I know, I believe, and I have seen how God uses even the ultimate weapons of evil – sickness and death – to draw us closer to Him. As my favorite quote from Corrie Ten Boom goes, “God’s light shines the brightest in the darkness.” She wrote that in reflection of the presence of God with her while she suffered in a Nazi camp during WWII.

So there is hope and blessings in this part of our journey together too. Just in a different way, maybe in a way that is more real and more spiritual. Sometimes things are just heavy and sad, and there are no clichés, no memory verses, and no one-liners to take that away. 

We spend almost all of our time on earth trying to pretend away the heavy sadness, so when it’s really in our face, I think it’s okay to just call it heavy and sad. I know that so many of us are now, or have been, in this heavy and sad place with the people we love dearly.
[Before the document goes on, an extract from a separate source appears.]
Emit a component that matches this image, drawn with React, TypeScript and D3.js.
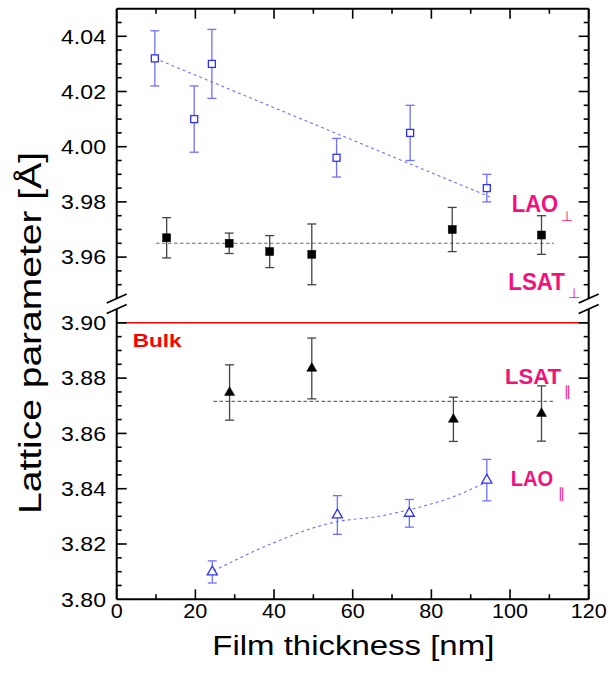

All over scripture we learn that we will indeed suffer in this broken world, but that God will comfort, and in turn we will comfort each other by our experience. The promise of suffering and comfort are inseparable, we cannot share in the one without sharing in the other. We share in both the light and the dark. 

“Praise be to the God and Father of our Lord Jesus Christ, the Father of compassion and the God of all comfort, who comforts us in all our troubles, so that we can comfort those in any trouble with the comfort we ourselves receive from God. For just as we share abundantly in the sufferings of Christ, so also our comfort abounds through Christ.” 2 Corinthians 1:3-5

I have found comfort in knowing that I can throw my big questions up to a bigger God. O God, why?  And I trust Him, even though He doesn’t answer me with the imparted wisdom which I so desire. Because I either trust Him or don’t, questions and all. And I don’t believe He requires me to be without questions. I guess if He does, I’m in big trouble.

What I do know, is that suffering is par for the course in a life full of the human condition, the condition which points all the more clearly to the need for the Savior. When it is darker, He is lighter. When I am frail, He is love.

So the frailty of my friend brings forth my frailty, but praise be to God who gives us the perspective to remain teachable and open to blessings even as we suffer and share in the suffering of others. He is the great comforter.

April 28, 2010
My first son is born and meets Kimberly.
 My thoughts today are simple and a bit sad: pray for my friend, won’t you?  Pray for her physical pain and her mental pain. Pray that she has peace within her relationships and with God.  

1 comment:

  1. Prayers for you Kimberly-
    May the love of God in Christ- for YOU, be your comfort and your hope. It will not always be this way. Cling to him, and let His grip hold you... and may His grip be your peace.

    http://www.weakandloved.com/2012/08/held-in-peace.html

    Prayers for you also, Amy... as you love your dear friend through this, you will suffer with her, as you already know. May God be your strength as well, and may His love for you be your comfort even when there is no strength left.